The report makes several recommendations including simplifying the funding system, improving the availability of qualified workers and better supporting families and children with diverse needs.
The review also found that workforce availability and expertise are critical to the supply and accessibility of quality ECEC services, with workforce shortages a significant problem for the sector.
“We have made a draft recommendation that the NSW Government develop an early childhood education and care workforce strategy to increase availability of suitably qualified workers and support educators to deliver high quality services,” Ms Donnelly shared.
The funding system for ECEC services is complex, fragmented and potentially inefficient, and this can lead to unintended negative outcomes, she continued, calling on governments to work together to develop an integrated funding approach to ECEC which prioritises affordability and accessibility for families with greater disadvantage including those with lower incomes and families in regional or remote locations.

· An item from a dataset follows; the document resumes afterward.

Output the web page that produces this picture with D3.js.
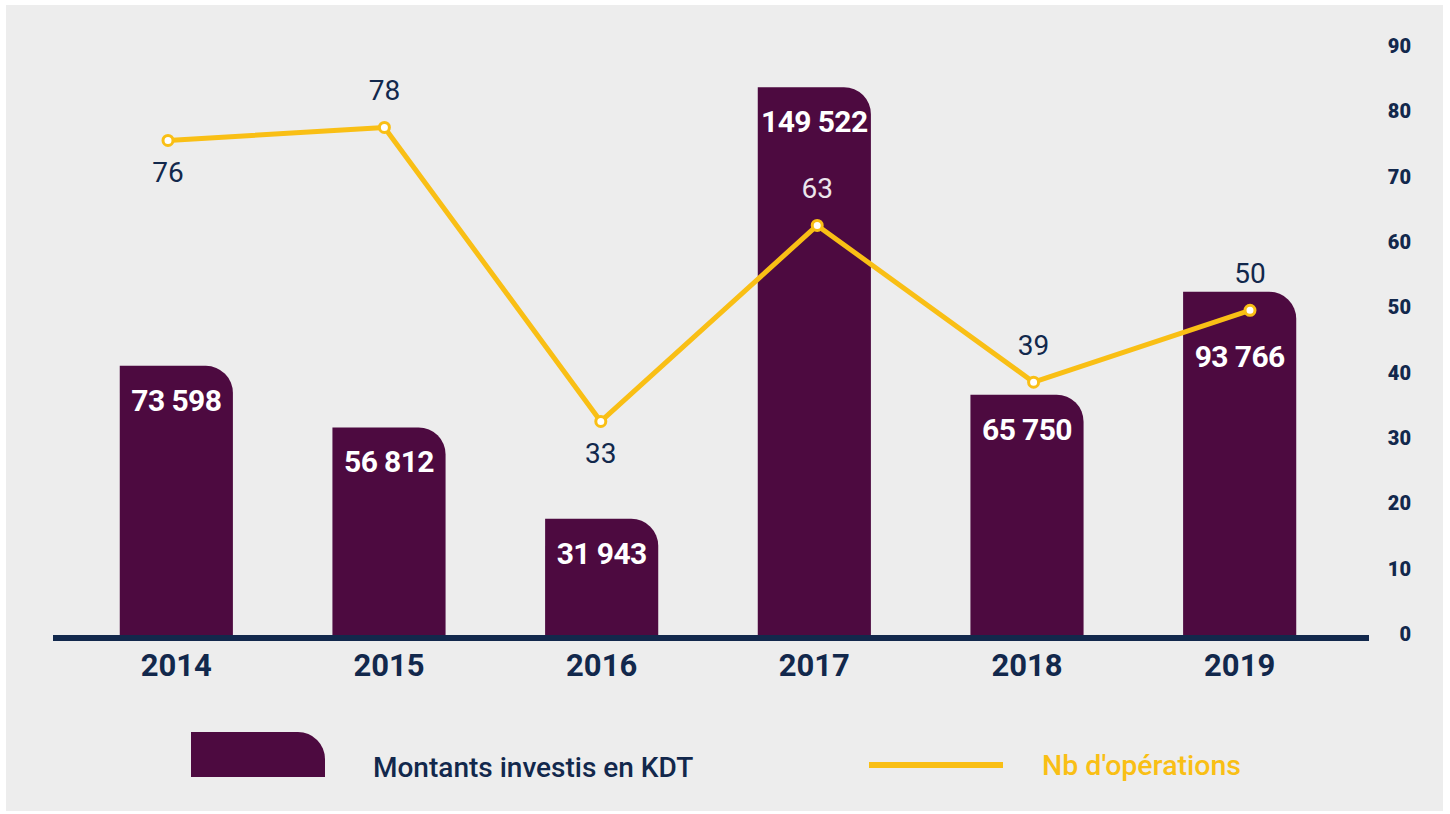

With more than 300,000 families in NSW accessing ECEC, improving access is critical, she continued, noting that high quality ECEC is closely linked to better long-term educational outcomes for children and increased workforce participation for parents, especially for women.
“We also suggest the NSW Government develop a digital service and data strategy to help families access early childhood education and care services. Better digital tools and data could help families find, choose and use services, and help service providers make better decisions about locating, expanding and supporting services.”
Ms Donnelly encouraged community feedback on the draft recommendations, including feedback from families, as well as providers and workers in the sector.
“This consultation will help us refine our draft findings and recommendations to the NSW Government to enable better outcomes for families and children,” she added.
“We welcome submissions and invite people to complete a short survey online. We will also hold an online public hearing on 30 October 2023.”
IPART will make final recommendations in December this year. For more information, to take part in the survey, make a submission or register for the online public hearing, visit the IPART website at www.ipart.nsw.gov.au
Responses to the Interim Report can be made until 17 November 2023.